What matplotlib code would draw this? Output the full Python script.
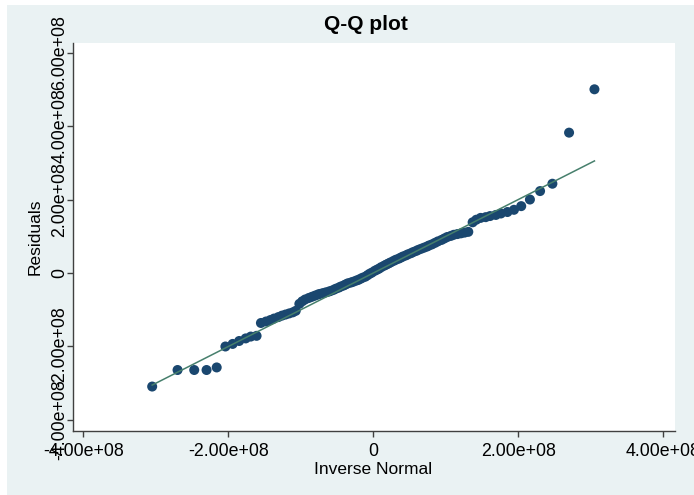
import matplotlib.pyplot as plt
import matplotlib as mpl
from matplotlib.patches import Rectangle
from matplotlib.ticker import FuncFormatter

mpl.rcParams['font.family'] = ['Liberation Sans', 'DejaVu Sans']
mpl.rcParams['font.size'] = 12

# Q-Q plot of the regression residuals (values in units of 1e8)
# x: inverse normal quantiles, y: ordered residuals
normal_q = [-3.05, -2.70, -2.47, -2.30, -2.16, -2.04, -1.94, -1.85, -1.76, -1.69,
            -1.61, -1.55, -1.48, -1.42, -1.37, -1.31, -1.26, -1.21, -1.16, -1.11,
            -1.07, -1.02, -0.98, -0.94, -0.89, -0.85, -0.81, -0.77, -0.74, -0.70,
            -0.66, -0.62, -0.59, -0.55, -0.52, -0.48, -0.45, -0.41, -0.38, -0.35,
            -0.31, -0.28, -0.24, -0.21, -0.18, -0.15, -0.11, -0.08, -0.05, -0.02,
            0.02, 0.05, 0.08, 0.11, 0.15, 0.18, 0.21, 0.24, 0.28, 0.31,
            0.35, 0.38, 0.41, 0.45, 0.48, 0.52, 0.55, 0.59, 0.62, 0.66,
            0.70, 0.74, 0.77, 0.81, 0.85, 0.89, 0.94, 0.98, 1.02, 1.07,
            1.11, 1.16, 1.21, 1.26, 1.31, 1.37, 1.42, 1.48, 1.55, 1.61,
            1.69, 1.76, 1.85, 1.94, 2.04, 2.16, 2.30, 2.47, 2.70, 3.05]

residuals = [-3.09, -2.64, -2.64, -2.64, -2.57, -2.00, -1.93, -1.85, -1.78, -1.73,
             -1.71, -1.36, -1.32, -1.28, -1.24, -1.20, -1.16, -1.13, -1.10, -1.07,
             -1.03, -0.84, -0.77, -0.72, -0.68, -0.65, -0.62, -0.59, -0.57, -0.55,
             -0.53, -0.51, -0.49, -0.46, -0.43, -0.40, -0.37, -0.34, -0.31, -0.28,
             -0.26, -0.24, -0.21, -0.19, -0.16, -0.13, -0.10, -0.06, -0.02, 0.01,
             0.06, 0.09, 0.12, 0.16, 0.20, 0.23, 0.26, 0.29, 0.33, 0.36,
             0.39, 0.42, 0.45, 0.48, 0.51, 0.54, 0.57, 0.60, 0.63, 0.66,
             0.69, 0.72, 0.75, 0.78, 0.82, 0.86, 0.90, 0.94, 0.98, 1.01,
             1.04, 1.06, 1.08, 1.10, 1.12, 1.38, 1.45, 1.50, 1.52, 1.55,
             1.58, 1.62, 1.66, 1.72, 1.82, 2.00, 2.23, 2.43, 3.82, 5.00]

# reference line y = x over the range of the quantiles
ref_line = [-3.05, 3.05]

x_ticks = [-4, -2, 0, 2, 4]
y_ticks = [-4, -2, 0, 2, 4, 6]

scale = 1e8
bg = '#eaf2f3'
navy = '#1a476f'
line_col = '#467f6c'
axis_col = '#404040'

fig = plt.figure(figsize=(6.94, 4.95), dpi=100)
# graph region background (thin white margin on top and left)
fig.patches.append(Rectangle((7 / 694, 0), 1 - 7 / 694, 490 / 495,
                             transform=fig.transFigure, facecolor=bg,
                             edgecolor='none', zorder=-10))

ax = fig.add_axes([73 / 694, 1 - 431 / 495, (675 - 73) / 694, (431 - 43) / 495])
ax.set_facecolor('white')

ax.plot([v * scale for v in ref_line], [v * scale for v in ref_line],
        color=line_col, linewidth=1.1, zorder=3)
ax.scatter([v * scale for v in normal_q], [v * scale for v in residuals],
           s=52, color=navy, edgecolors='none', zorder=2)

ax.set_xlim(-4.142 * scale, 4.161 * scale)
ax.set_ylim(-4.30 * scale, 6.26 * scale)
ax.set_xticks([t * scale for t in x_ticks])
ax.set_yticks([t * scale for t in y_ticks])

def sci_fmt(v, pos):
    if v == 0:
        return '0'
    return f'{v:.2e}'

ax.xaxis.set_major_formatter(FuncFormatter(sci_fmt))
ax.yaxis.set_major_formatter(FuncFormatter(sci_fmt))

for side in ['top', 'right']:
    ax.spines[side].set_visible(False)
for side in ['left', 'bottom']:
    ax.spines[side].set_color(axis_col)
    ax.spines[side].set_linewidth(1.0)

ax.tick_params(axis='both', direction='out', length=4.5, width=1.0,
               color=axis_col, labelsize=12.8, labelcolor='black')
ax.tick_params(axis='x', pad=4)
ax.tick_params(axis='y', pad=5)
for lab in ax.get_yticklabels():
    lab.set_rotation(90)
    lab.set_va('center')
    lab.set_ha('center')

fig.text(366 / 694, 1 - 30 / 495, 'Q-Q plot', ha='center', va='baseline',
         fontsize=15, fontweight='bold')
fig.text(373 / 694, 1 - 474 / 495, 'Inverse Normal', ha='center',
         va='baseline', fontsize=12.5)
fig.text(35 / 694, 1 - 237 / 495, 'Residuals', ha='center', va='center',
         rotation=90, fontsize=12.5)

fig.savefig('out.png', dpi=100, facecolor='white')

WRITTEN TASK:
From the top of the listing above, repeat each line exactly until you reach the line containing "mpl.rcParams['font.size'] = 12", and repeat that one too. Leave the pictures out.

TASK RESULT:
What matplotlib code would draw this? Output the full Python script.
import matplotlib.pyplot as plt
import matplotlib as mpl
from matplotlib.patches import Rectangle
from matplotlib.ticker import FuncFormatter

mpl.rcParams['font.family'] = ['Liberation Sans', 'DejaVu Sans']
mpl.rcParams['font.size'] = 12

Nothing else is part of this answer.